● **GIVEN INFORMATION**:
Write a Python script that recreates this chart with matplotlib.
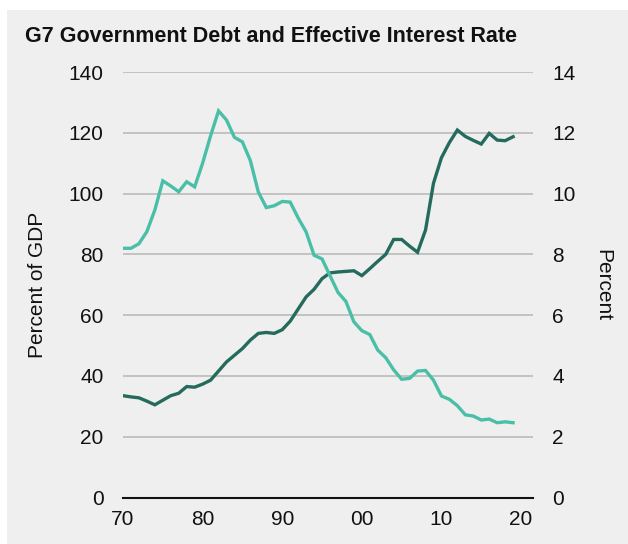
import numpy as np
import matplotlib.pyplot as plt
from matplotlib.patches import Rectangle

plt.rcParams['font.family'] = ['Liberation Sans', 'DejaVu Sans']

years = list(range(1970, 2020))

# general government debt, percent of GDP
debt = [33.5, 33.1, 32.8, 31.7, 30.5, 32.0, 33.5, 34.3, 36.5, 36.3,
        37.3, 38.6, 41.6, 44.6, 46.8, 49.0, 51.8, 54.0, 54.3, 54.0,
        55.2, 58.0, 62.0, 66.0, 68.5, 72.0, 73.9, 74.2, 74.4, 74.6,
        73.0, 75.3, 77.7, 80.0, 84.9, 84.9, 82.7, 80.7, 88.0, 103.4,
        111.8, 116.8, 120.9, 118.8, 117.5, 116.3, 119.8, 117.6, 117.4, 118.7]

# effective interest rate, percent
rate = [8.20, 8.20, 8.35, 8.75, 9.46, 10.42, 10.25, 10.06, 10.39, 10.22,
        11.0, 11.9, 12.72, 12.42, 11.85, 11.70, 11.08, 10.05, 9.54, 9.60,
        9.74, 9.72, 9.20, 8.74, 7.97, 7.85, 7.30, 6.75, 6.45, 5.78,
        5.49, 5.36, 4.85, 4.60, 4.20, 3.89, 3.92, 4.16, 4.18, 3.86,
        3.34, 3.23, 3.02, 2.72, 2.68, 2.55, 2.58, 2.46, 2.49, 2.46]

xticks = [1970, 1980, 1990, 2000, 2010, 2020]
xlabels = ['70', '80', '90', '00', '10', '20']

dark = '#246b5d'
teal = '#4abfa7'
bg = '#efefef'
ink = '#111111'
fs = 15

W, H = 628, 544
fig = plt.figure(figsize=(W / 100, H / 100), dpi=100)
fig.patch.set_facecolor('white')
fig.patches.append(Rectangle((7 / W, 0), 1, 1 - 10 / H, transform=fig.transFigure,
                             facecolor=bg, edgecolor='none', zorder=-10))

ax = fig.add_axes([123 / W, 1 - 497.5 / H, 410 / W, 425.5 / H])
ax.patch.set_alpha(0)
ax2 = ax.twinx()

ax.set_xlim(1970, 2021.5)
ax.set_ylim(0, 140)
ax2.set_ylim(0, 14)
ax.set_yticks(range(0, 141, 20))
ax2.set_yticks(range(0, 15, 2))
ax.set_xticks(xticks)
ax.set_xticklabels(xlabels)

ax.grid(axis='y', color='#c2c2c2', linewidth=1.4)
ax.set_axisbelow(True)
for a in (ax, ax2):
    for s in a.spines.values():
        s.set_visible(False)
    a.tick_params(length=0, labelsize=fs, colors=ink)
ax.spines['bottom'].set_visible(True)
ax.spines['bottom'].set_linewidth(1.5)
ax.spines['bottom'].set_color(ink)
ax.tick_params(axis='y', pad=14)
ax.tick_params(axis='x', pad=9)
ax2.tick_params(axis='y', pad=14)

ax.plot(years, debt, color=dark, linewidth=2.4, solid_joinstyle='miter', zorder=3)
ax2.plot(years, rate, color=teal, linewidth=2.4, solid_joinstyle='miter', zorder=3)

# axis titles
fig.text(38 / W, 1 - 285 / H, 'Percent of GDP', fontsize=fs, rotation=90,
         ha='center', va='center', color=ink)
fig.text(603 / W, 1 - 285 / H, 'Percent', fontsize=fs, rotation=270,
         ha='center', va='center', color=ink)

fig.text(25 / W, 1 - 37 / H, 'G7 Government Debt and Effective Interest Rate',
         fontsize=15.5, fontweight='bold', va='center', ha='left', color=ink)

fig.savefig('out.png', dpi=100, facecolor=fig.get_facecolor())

● **PROBLEM REQUIREMENTS**:
Using the data above, print every line exactly, omitting pictures.

● **WRITTEN SOLUTION**:
Write a Python script that recreates this chart with matplotlib.
import numpy as np
import matplotlib.pyplot as plt
from matplotlib.patches import Rectangle

plt.rcParams['font.family'] = ['Liberation Sans', 'DejaVu Sans']

years = list(range(1970, 2020))

# general government debt, percent of GDP
debt = [33.5, 33.1, 32.8, 31.7, 30.5, 32.0, 33.5, 34.3, 36.5, 36.3,
        37.3, 38.6, 41.6, 44.6, 46.8, 49.0, 51.8, 54.0, 54.3, 54.0,
        55.2, 58.0, 62.0, 66.0, 68.5, 72.0, 73.9, 74.2, 74.4, 74.6,
        73.0, 75.3, 77.7, 80.0, 84.9, 84.9, 82.7, 80.7, 88.0, 103.4,
        111.8, 116.8, 120.9, 118.8, 117.5, 116.3, 119.8, 117.6, 117.4, 118.7]

# effective interest rate, percent
rate = [8.20, 8.20, 8.35, 8.75, 9.46, 10.42, 10.25, 10.06, 10.39, 10.22,
        11.0, 11.9, 12.72, 12.42, 11.85, 11.70, 11.08, 10.05, 9.54, 9.60,
        9.74, 9.72, 9.20, 8.74, 7.97, 7.85, 7.30, 6.75, 6.45, 5.78,
        5.49, 5.36, 4.85, 4.60, 4.20, 3.89, 3.92, 4.16, 4.18, 3.86,
        3.34, 3.23, 3.02, 2.72, 2.68, 2.55, 2.58, 2.46, 2.49, 2.46]

xticks = [1970, 1980, 1990, 2000, 2010, 2020]
xlabels = ['70', '80', '90', '00', '10', '20']

dark = '#246b5d'
teal = '#4abfa7'
bg = '#efefef'
ink = '#111111'
fs = 15

W, H = 628, 544
fig = plt.figure(figsize=(W / 100, H / 100), dpi=100)
fig.patch.set_facecolor('white')
fig.patches.append(Rectangle((7 / W, 0), 1, 1 - 10 / H, transform=fig.transFigure,
                             facecolor=bg, edgecolor='none', zorder=-10))

ax = fig.add_axes([123 / W, 1 - 497.5 / H, 410 / W, 425.5 / H])
ax.patch.set_alpha(0)
ax2 = ax.twinx()

ax.set_xlim(1970, 2021.5)
ax.set_ylim(0, 140)
ax2.set_ylim(0, 14)
ax.set_yticks(range(0, 141, 20))
ax2.set_yticks(range(0, 15, 2))
ax.set_xticks(xticks)
ax.set_xticklabels(xlabels)

ax.grid(axis='y', color='#c2c2c2', linewidth=1.4)
ax.set_axisbelow(True)
for a in (ax, ax2):
    for s in a.spines.values():
        s.set_visible(False)
    a.tick_params(length=0, labelsize=fs, colors=ink)
ax.spines['bottom'].set_visible(True)
ax.spines['bottom'].set_linewidth(1.5)
ax.spines['bottom'].set_color(ink)
ax.tick_params(axis='y', pad=14)
ax.tick_params(axis='x', pad=9)
ax2.tick_params(axis='y', pad=14)

ax.plot(years, debt, color=dark, linewidth=2.4, solid_joinstyle='miter', zorder=3)
ax2.plot(years, rate, color=teal, linewidth=2.4, solid_joinstyle='miter', zorder=3)

# axis titles
fig.text(38 / W, 1 - 285 / H, 'Percent of GDP', fontsize=fs, rotation=90,
         ha='center', va='center', color=ink)
fig.text(603 / W, 1 - 285 / H, 'Percent', fontsize=fs, rotation=270,
         ha='center', va='center', color=ink)

fig.text(25 / W, 1 - 37 / H, 'G7 Government Debt and Effective Interest Rate',
         fontsize=15.5, fontweight='bold', va='center', ha='left', color=ink)

fig.savefig('out.png', dpi=100, facecolor=fig.get_facecolor())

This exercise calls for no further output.